I’m really not fond of auto-scaling content to match the player’s level, because then the designer is punishing the player for making progress.
My approach in the Frayed Knights series has been to balance the game around the player hitting *some* of the optional content. If you skip all of it, it’ll be difficult but possible, and if you play all of it, he game will just be kind of easy towards then end. I took a similar approach to character advancement, balancing around a sub-optimal (but not deliberately pointless) “builds”
But that’s not super-satisfying to me. In a perfect world, and an ideal game, completing the optional content and getting ahead of the character power curve would unlock an optional increase in difficulty in the main quest line (as well as an increase in story content), and maybe some additional optional content down the road. In other words, I want to be able to choose whether or not to face scaled-up content, and have the storyline scale up to explain it.
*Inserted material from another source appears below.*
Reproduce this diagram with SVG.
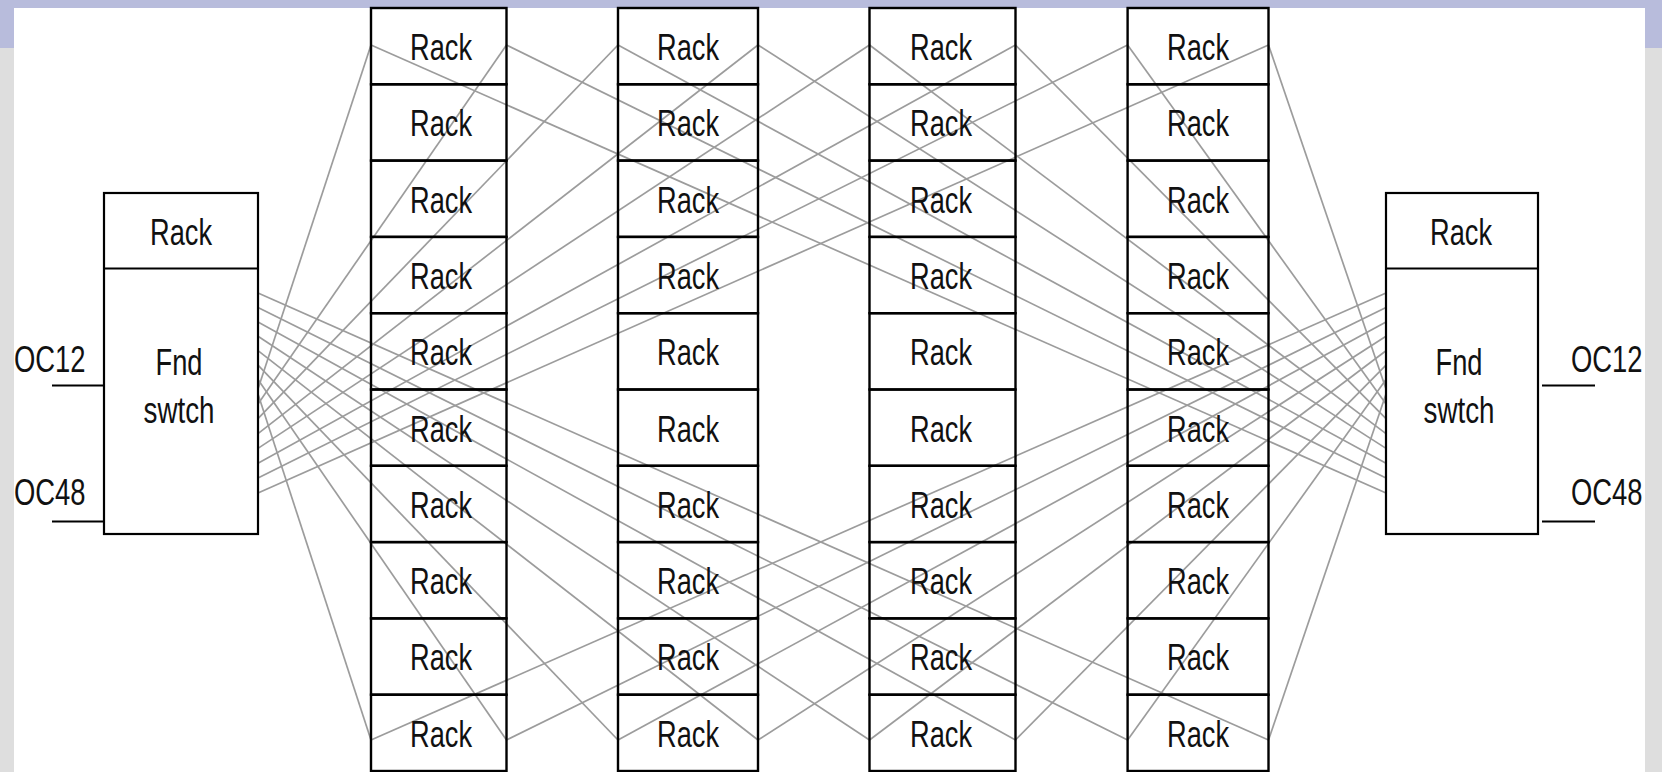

But it shouldn’t be in such a way that it cheapens the ending for those who finish at “normal” difficulty… like saying, “Oh, hey, you never faced the boss’s REAL final form” or something cheesy like that.
Of course, that’s a lot of extra work for RPG developers. But it’s worth exploring.
Filed Under: Design - Comments: 7 Comments to Read
Perico said,
A way to make side quests easier to balance would be to have side quest content grant less XP and power-boosting items than content in the main quest. The main rewards of sidequests, then, could be things that do not make characters more powerful, but provide either aesthetic benefits or different options. Stuff like unlocking new NPCs, spells, or prestige classes, or upgrading your castle.
Alternately, you could have some enemies scale based on game time. I hate auto-scaling, but having the final boss become tougher or the castle garrison increase if you spend an extra month dawdling with side quests seems fair, particularly if the game informs the players that this can happen.
Rampant Coyote said,
Yep, for keeping things “balanced” that’s really a good idea – if the side-quests provide options rather than strictly increased power.
Scaling enemies based on game-time is one of those things that would require a very specific kind of game for it to not drive me crazy. You don’t want to penalize the player for exploring and enjoying more of the games’ content. If it was a highly replayable game or something like an RTS-meets-an-RPG, then sure. I could see that working (and being really pretty cool). In fact, that’s kind of the direction that Soldak’s RPGs take, and it works pretty well. But for a more traditional RPG experience, it would detract far more than it would add.
Tesh said,
Chrono Cross had an interesting system that saw the party having a “star level” for its main power index. Stars were gained by beating story-critical bosses and sub-bosses. Your characters could gain a little boost by grinding small enemies between stars, but it was a minor scalar. Also, you could do side exploration and unlock ultimate weapons or find new magical options, but those weren’t immensely more powerful than what you’d have otherwise. The power differential between star levels and gear tiers wasn’t huge.
As a result, the game was really tightly paced, in practice (star level progress and team power being tied to the storyline), but you could still poke around a bit and be rewarded, if only fractionally. The thing is, since the power differential wasn’t huge, it never really felt like you were too far ahead or behind the curve.
It did mean that you couldn’t spend hours grinding to overpower an annoying boss, but at the same time, it meant that the designers had a good idea of what level of strength you’d be bringing to any crucial fight, and could tune the game accordingly.
It was a curious system that was controlled in practice, but since you could slosh around a little bit, it *felt* less like a constrictive experience and more like it was simply well paced.
…at least, until you played the New Game+, meaning you were overpowered for all but the odd optional bosses.
David W said,
At the same time, there’s the interaction with player skill to consider. Shamus Young’s article on self-balancing gameplay makes my argument better than I could: http://www.shamusyoung.com/twentysidedtale/?p=221
Rampant Coyote said,
LOL – he was referencing another post of mine in that post. I’m gonna have to hunt that one down in the archives (what I had became corrupted) and re-post it sometime soon.
Cuthalion said,
The circle turns ever onward!
Robyrt said,
Dragon Age: Inquisition leaves this up to the player: main story quests have a little note saying “Suggested Level: 14-17”, so you can decide how difficult you want it to be.
In general, it depends on how good your side content is. Bioware games, for instance, assume you’ve done all the side quests because they are usually more interesting than the main storyline, but Assassin’s Creed assumes the player hasn’t collected a single trinket outside of the mandatory missions, because few players collect the optional treasure chests.